▶ **WRITTEN PROBLEM**
Set down each line of the material that follows, exactly, with no pictures.

▶ **RECORDS PROVIDED**
+-------+

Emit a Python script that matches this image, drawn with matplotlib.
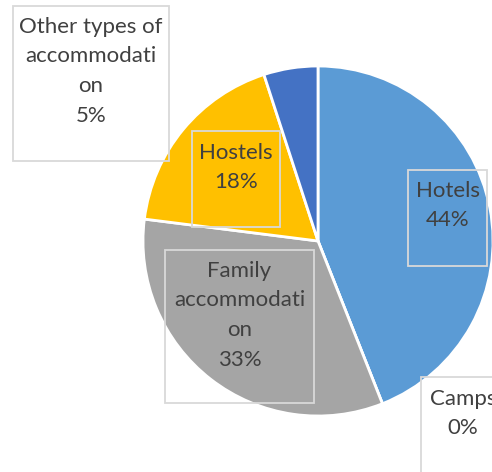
import matplotlib.pyplot as plt
from matplotlib.patches import Rectangle

# data
categories = ["Hotels", "Camps", "Family accommodation", "Hostels",
              "Other types of accommodation"]
shares = [44, 0, 33, 18, 5]
colors = ["#5B9BD5", "#ED7D31", "#A5A5A5", "#FFC000", "#4472C4"]

# how Excel wrapped each category name in its label box
wrapped = [["Hotels"], ["Camps"], ["Family", "accommodati", "on"],
           ["Hostels"], ["Other types of", "accommodati", "on"]]

W, H = 492, 472
TEXT = "#404040"
LINE = 29.5

# label boxes in pixel coords (left, top, right, bottom), first baseline
boxes = [(408, 170, 487, 266, 197),
         (421, 377, 505, 480, 405),
         (165, 250, 314, 403, 277),
         (192, 131, 280, 227, 159),
         (13, 6, 169, 161, 33)]

fig = plt.figure(figsize=(W / 100, H / 100), dpi=100)
ax = fig.add_axes([0, 0, 1, 1])

ax.pie(shares, colors=colors, startangle=90, counterclock=False,
       center=(318, H - 241), radius=175,
       wedgeprops=dict(edgecolor="white", linewidth=2))
ax.set_xlim(0, W)
ax.set_ylim(0, H)
ax.axis("off")

for name_lines, val, (l, t, r, b, y0) in zip(wrapped, shares, boxes):
    ax.add_patch(Rectangle((l, H - b), r - l, b - t, fill=False,
                           edgecolor="#D9D9D9", linewidth=1.3, clip_on=False))
    cx = (l + r) / 2
    for i, s in enumerate(name_lines + [f"{val}%"]):
        ax.text(cx, H - (y0 + i * LINE), s, ha="center", va="baseline",
                fontsize=16, color=TEXT, family="Lato")

fig.savefig("out.png", dpi=100)
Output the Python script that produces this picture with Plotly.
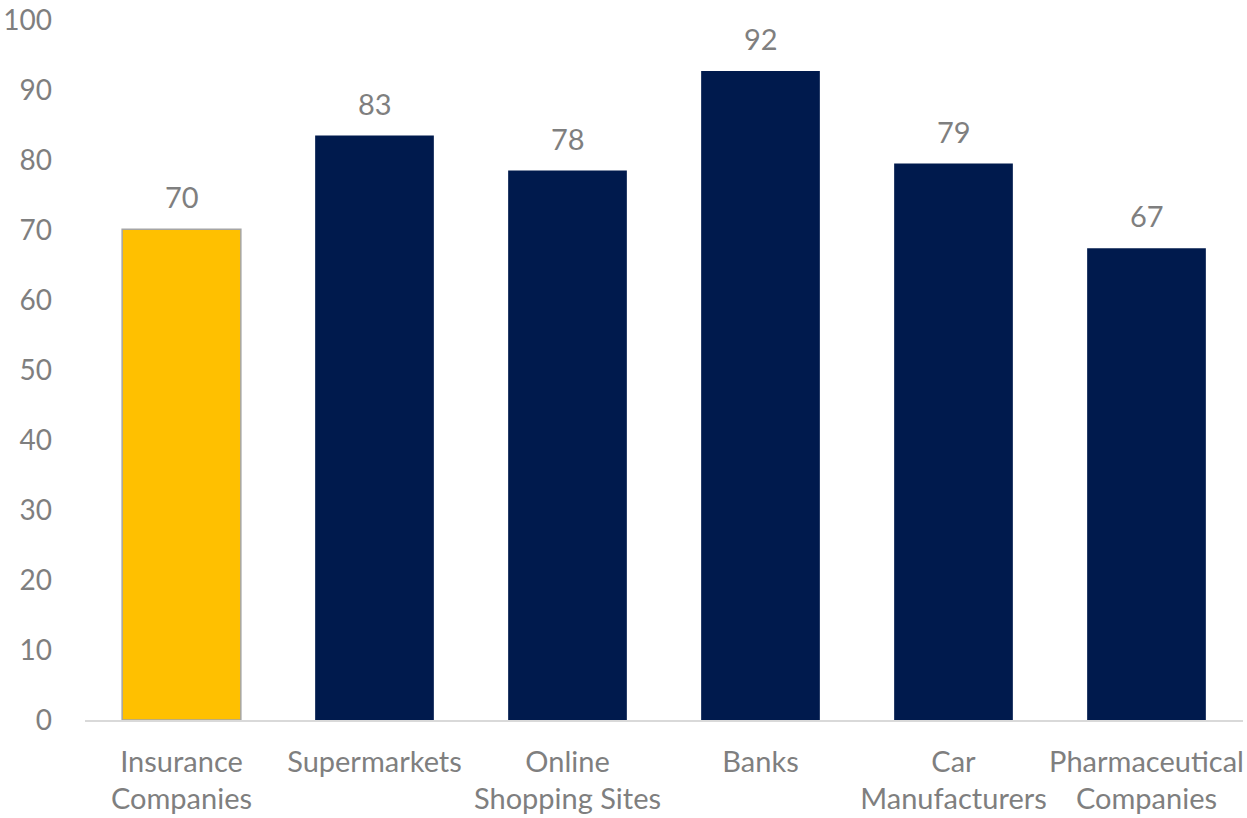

+-------+

▶ **OUTPUT**
Emit a Python script that matches this image, drawn with matplotlib.
import matplotlib.pyplot as plt
from matplotlib.patches import Rectangle

# data
categories = ["Hotels", "Camps", "Family accommodation", "Hostels",
              "Other types of accommodation"]
shares = [44, 0, 33, 18, 5]
colors = ["#5B9BD5", "#ED7D31", "#A5A5A5", "#FFC000", "#4472C4"]

# how Excel wrapped each category name in its label box
wrapped = [["Hotels"], ["Camps"], ["Family", "accommodati", "on"],
           ["Hostels"], ["Other types of", "accommodati", "on"]]

W, H = 492, 472
TEXT = "#404040"
LINE = 29.5

# label boxes in pixel coords (left, top, right, bottom), first baseline
boxes = [(408, 170, 487, 266, 197),
         (421, 377, 505, 480, 405),
         (165, 250, 314, 403, 277),
         (192, 131, 280, 227, 159),
         (13, 6, 169, 161, 33)]

fig = plt.figure(figsize=(W / 100, H / 100), dpi=100)
ax = fig.add_axes([0, 0, 1, 1])

ax.pie(shares, colors=colors, startangle=90, counterclock=False,
       center=(318, H - 241), radius=175,
       wedgeprops=dict(edgecolor="white", linewidth=2))
ax.set_xlim(0, W)
ax.set_ylim(0, H)
ax.axis("off")

for name_lines, val, (l, t, r, b, y0) in zip(wrapped, shares, boxes):
    ax.add_patch(Rectangle((l, H - b), r - l, b - t, fill=False,
                           edgecolor="#D9D9D9", linewidth=1.3, clip_on=False))
    cx = (l + r) / 2
    for i, s in enumerate(name_lines + [f"{val}%"]):
        ax.text(cx, H - (y0 + i * LINE), s, ha="center", va="baseline",
                fontsize=16, color=TEXT, family="Lato")

fig.savefig("out.png", dpi=100)
Output the Python script that produces this picture with Plotly.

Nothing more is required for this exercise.